— Start —

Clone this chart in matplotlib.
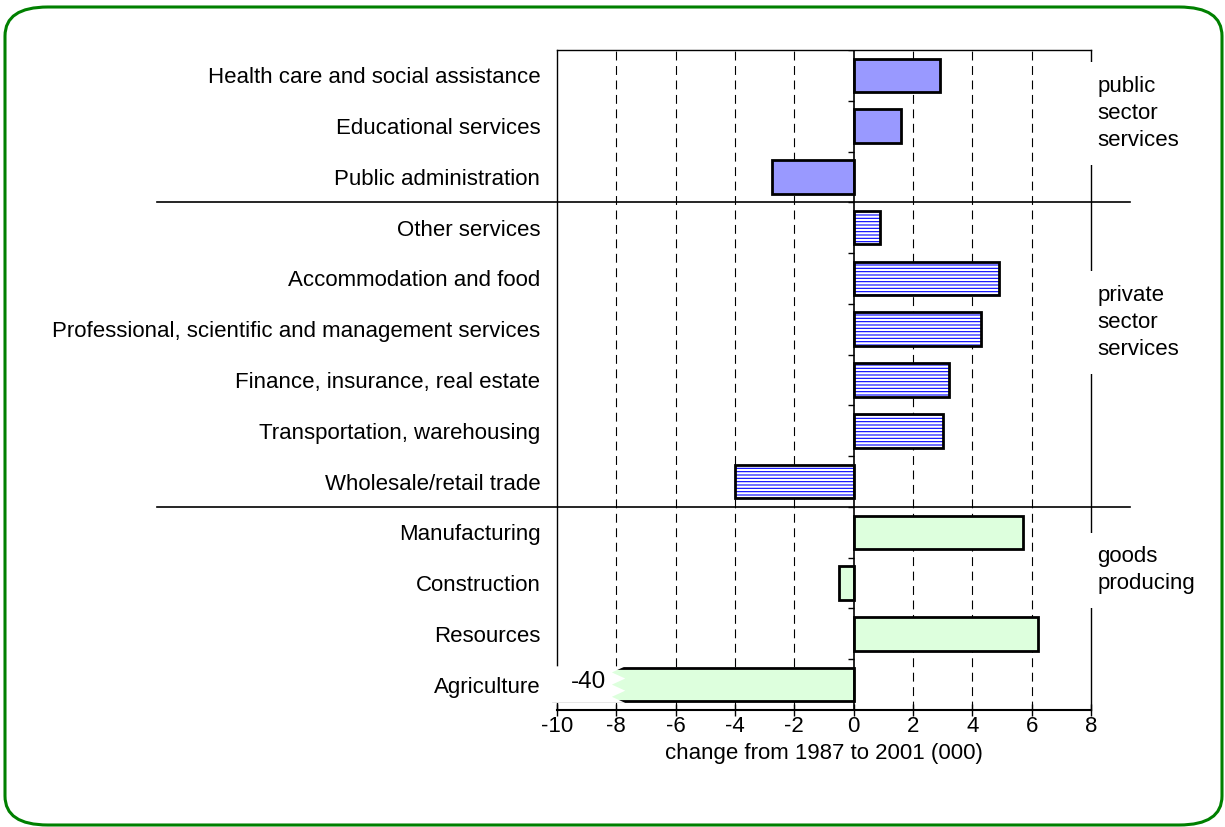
import numpy as np
import matplotlib.pyplot as plt
from matplotlib.patches import FancyBboxPatch, Polygon
import matplotlib.transforms as mtransforms

plt.rcParams['font.family'] = ['Liberation Sans', 'DejaVu Sans']
plt.rcParams['hatch.linewidth'] = 0.8

# industries, top to bottom
industries = ["Health care and social assistance", "Educational services",
              "Public administration", "Other services", "Accommodation and food",
              "Professional, scientific and management services",
              "Finance, insurance, real estate", "Transportation, warehousing",
              "Wholesale/retail trade", "Manufacturing", "Construction",
              "Resources", "Agriculture"]
change = [2.9, 1.6, -2.75, 0.9, 4.9, 4.3, 3.2, 3.0, -4.0, 5.7, -0.5, 6.2, -40]
group = ["public"] * 3 + ["private"] * 6 + ["goods"] * 4
group_labels = ["public\nsector\nservices", "private\nsector\nservices", "goods\nproducing"]
xticks = [-10, -8, -6, -4, -2, 0, 2, 4, 6, 8]
xmin, xmax = -10, 8

fig = plt.figure(figsize=(12.25, 8.27), dpi=100)
ax = fig.add_axes([557 / 1225, 1 - 710 / 827, 534 / 1225, 660 / 827])

n = len(industries)
y = np.arange(n)
h = 0.66
fs = 16

for yi, val, g in zip(y, change, group):
    shown = max(val, xmin - 0.12)
    if g == "public":
        ax.barh(yi, shown, height=h, color="#9999ff", edgecolor="black", lw=2, zorder=3, clip_on=False)
    elif g == "private":
        ax.barh(yi, shown, height=h, color="white", edgecolor="#0000ff", hatch="-----", lw=0, zorder=3)
        ax.barh(yi, shown, height=h, fill=False, edgecolor="black", lw=2, zorder=4)
    else:
        ax.barh(yi, shown, height=h, color="#ddffdd", edgecolor="black", lw=2, zorder=3, clip_on=False)

# broken-bar marker for the off-scale value
ib = int(np.argmin(change))
x0, x1 = xmin - 0.2, -7.7
yt, yb = ib - h / 2 - 0.03, ib + h / 2 + 0.03
zz = np.linspace(yt, yb, 7)
zx = [x1 if k % 2 == 0 else x1 - 0.45 for k in range(len(zz))]
poly = [(x0, yt)] + list(zip(zx, zz)) + [(x0, yb)]
ax.add_patch(Polygon(poly, closed=True, facecolor="white", edgecolor="none", zorder=5, clip_on=False))
ax.text(-8.95, ib - 0.05, "%d" % change[ib], ha="center", va="center", fontsize=fs + 1.5, zorder=6)

ax.set_xlim(xmin, xmax)
ax.set_ylim(n - 0.5, -0.5)

for xv in xticks:
    if xv not in (xmin, 0, xmax):
        ax.axvline(xv, color="black", lw=0.8, ls=(0, (8, 5)), zorder=1)
ax.axvline(0, color="black", lw=1.2, zorder=4)
# small ticks between categories on the zero line
ax.hlines(np.arange(n + 1) - 0.5, -0.2, 0, color="black", lw=1, zorder=4)

ax.set_xticks(xticks)
ax.set_xticklabels([str(v) for v in xticks], fontsize=fs)
ax.tick_params(axis="x", length=8, width=1, direction="inout", pad=0)
ax.set_yticks(y)
ax.set_yticklabels(industries, fontsize=fs)
ax.tick_params(axis="y", length=0, pad=12)
ax.set_xlabel("change from 1987 to 2001 (000)", fontsize=fs, labelpad=5)

for side in ["top", "right", "left"]:
    ax.spines[side].set_linewidth(1.0)
ax.spines["bottom"].set_linewidth(1.5)

# group separators and labels
bounds = [i for i in range(1, n) if group[i] != group[i - 1]]
for b in bounds:
    ax.axhline(b - 0.5, xmin=-0.749, xmax=1.073, color="black", lw=1.2, clip_on=False, zorder=4)

label_pos = [0.75, 4.87, 9.75]
trans = mtransforms.blended_transform_factory(ax.transAxes, ax.transData)
for lab, yl in zip(group_labels, label_pos):
    ax.text(1.012, yl, lab, transform=trans, ha="left", va="center",
            fontsize=fs, linespacing=1.38, zorder=10, clip_on=False,
            bbox=dict(facecolor="white", edgecolor="none", pad=10))

fig.patches.append(FancyBboxPatch((5 / 1225, 2 / 827), 1217 / 1225, 818 / 827,
                                  boxstyle="round,pad=0,rounding_size=0.035",
                                  transform=fig.transFigure, facecolor="none",
                                  edgecolor="#008000", lw=2.2))

fig.savefig("out.png", dpi=100)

— End —

Stated task: Transcribe all of the material exactly, leaving out whatever pictures it contains.

The output:
Clone this chart in matplotlib.
import numpy as np
import matplotlib.pyplot as plt
from matplotlib.patches import FancyBboxPatch, Polygon
import matplotlib.transforms as mtransforms

plt.rcParams['font.family'] = ['Liberation Sans', 'DejaVu Sans']
plt.rcParams['hatch.linewidth'] = 0.8

# industries, top to bottom
industries = ["Health care and social assistance", "Educational services",
              "Public administration", "Other services", "Accommodation and food",
              "Professional, scientific and management services",
              "Finance, insurance, real estate", "Transportation, warehousing",
              "Wholesale/retail trade", "Manufacturing", "Construction",
              "Resources", "Agriculture"]
change = [2.9, 1.6, -2.75, 0.9, 4.9, 4.3, 3.2, 3.0, -4.0, 5.7, -0.5, 6.2, -40]
group = ["public"] * 3 + ["private"] * 6 + ["goods"] * 4
group_labels = ["public\nsector\nservices", "private\nsector\nservices", "goods\nproducing"]
xticks = [-10, -8, -6, -4, -2, 0, 2, 4, 6, 8]
xmin, xmax = -10, 8

fig = plt.figure(figsize=(12.25, 8.27), dpi=100)
ax = fig.add_axes([557 / 1225, 1 - 710 / 827, 534 / 1225, 660 / 827])

n = len(industries)
y = np.arange(n)
h = 0.66
fs = 16

for yi, val, g in zip(y, change, group):
    shown = max(val, xmin - 0.12)
    if g == "public":
        ax.barh(yi, shown, height=h, color="#9999ff", edgecolor="black", lw=2, zorder=3, clip_on=False)
    elif g == "private":
        ax.barh(yi, shown, height=h, color="white", edgecolor="#0000ff", hatch="-----", lw=0, zorder=3)
        ax.barh(yi, shown, height=h, fill=False, edgecolor="black", lw=2, zorder=4)
    else:
        ax.barh(yi, shown, height=h, color="#ddffdd", edgecolor="black", lw=2, zorder=3, clip_on=False)

# broken-bar marker for the off-scale value
ib = int(np.argmin(change))
x0, x1 = xmin - 0.2, -7.7
yt, yb = ib - h / 2 - 0.03, ib + h / 2 + 0.03
zz = np.linspace(yt, yb, 7)
zx = [x1 if k % 2 == 0 else x1 - 0.45 for k in range(len(zz))]
poly = [(x0, yt)] + list(zip(zx, zz)) + [(x0, yb)]
ax.add_patch(Polygon(poly, closed=True, facecolor="white", edgecolor="none", zorder=5, clip_on=False))
ax.text(-8.95, ib - 0.05, "%d" % change[ib], ha="center", va="center", fontsize=fs + 1.5, zorder=6)

ax.set_xlim(xmin, xmax)
ax.set_ylim(n - 0.5, -0.5)

for xv in xticks:
    if xv not in (xmin, 0, xmax):
        ax.axvline(xv, color="black", lw=0.8, ls=(0, (8, 5)), zorder=1)
ax.axvline(0, color="black", lw=1.2, zorder=4)
# small ticks between categories on the zero line
ax.hlines(np.arange(n + 1) - 0.5, -0.2, 0, color="black", lw=1, zorder=4)

ax.set_xticks(xticks)
ax.set_xticklabels([str(v) for v in xticks], fontsize=fs)
ax.tick_params(axis="x", length=8, width=1, direction="inout", pad=0)
ax.set_yticks(y)
ax.set_yticklabels(industries, fontsize=fs)
ax.tick_params(axis="y", length=0, pad=12)
ax.set_xlabel("change from 1987 to 2001 (000)", fontsize=fs, labelpad=5)

for side in ["top", "right", "left"]:
    ax.spines[side].set_linewidth(1.0)
ax.spines["bottom"].set_linewidth(1.5)

# group separators and labels
bounds = [i for i in range(1, n) if group[i] != group[i - 1]]
for b in bounds:
    ax.axhline(b - 0.5, xmin=-0.749, xmax=1.073, color="black", lw=1.2, clip_on=False, zorder=4)

label_pos = [0.75, 4.87, 9.75]
trans = mtransforms.blended_transform_factory(ax.transAxes, ax.transData)
for lab, yl in zip(group_labels, label_pos):
    ax.text(1.012, yl, lab, transform=trans, ha="left", va="center",
            fontsize=fs, linespacing=1.38, zorder=10, clip_on=False,
            bbox=dict(facecolor="white", edgecolor="none", pad=10))

fig.patches.append(FancyBboxPatch((5 / 1225, 2 / 827), 1217 / 1225, 818 / 827,
                                  boxstyle="round,pad=0,rounding_size=0.035",
                                  transform=fig.transFigure, facecolor="none",
                                  edgecolor="#008000", lw=2.2))

fig.savefig("out.png", dpi=100)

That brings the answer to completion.